I put this one in quotes because it is a building that has been abandoned for years, but is apparently now under construction. Construction for this half-block building on the north side of Broadway between 23rd and 22nd Streets has closed sidewalks on both 23rd and 22nd. For 23rd, there is some signing, but also a non-detectable chainlink fence and trips hazard folding barricade. As with many other construction projects, a sign on hand, the bicycle/pedestrian detour sign (MUTCD M4-9a), was used though it is not required or appropriate. The sidewalk closed ahead cross here (MUTCD R9-11) is a valid sign, but the wrong location. The sidewalk is closed HERE, not ahead, so the correct sign is sidewalk closed cross here (MUTCD R9-11a).

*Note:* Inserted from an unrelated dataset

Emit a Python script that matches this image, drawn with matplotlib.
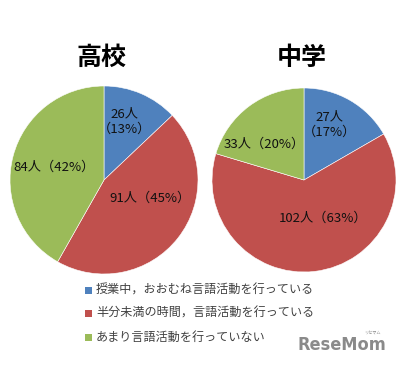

photo of work zone violation at Broadway and 23rd St, wrong sign, non-detectable barricade
work zone violation at Broadway and 23rd St, wrong sign, non-detectable barricade

At the corner of Broadway and 22nd Street, there is no sign at all, and the same non-detectable chainlink fence used as a barricade.

photo of work zone violation at Broadway and 22nd St, no sign and non-detectable barricade
work zone violation at Broadway and 22nd St, no sign, non-detectable barricade

I did not check on the north side of these sidewalk closures, but I would assume the signing and detectability is the same or worse.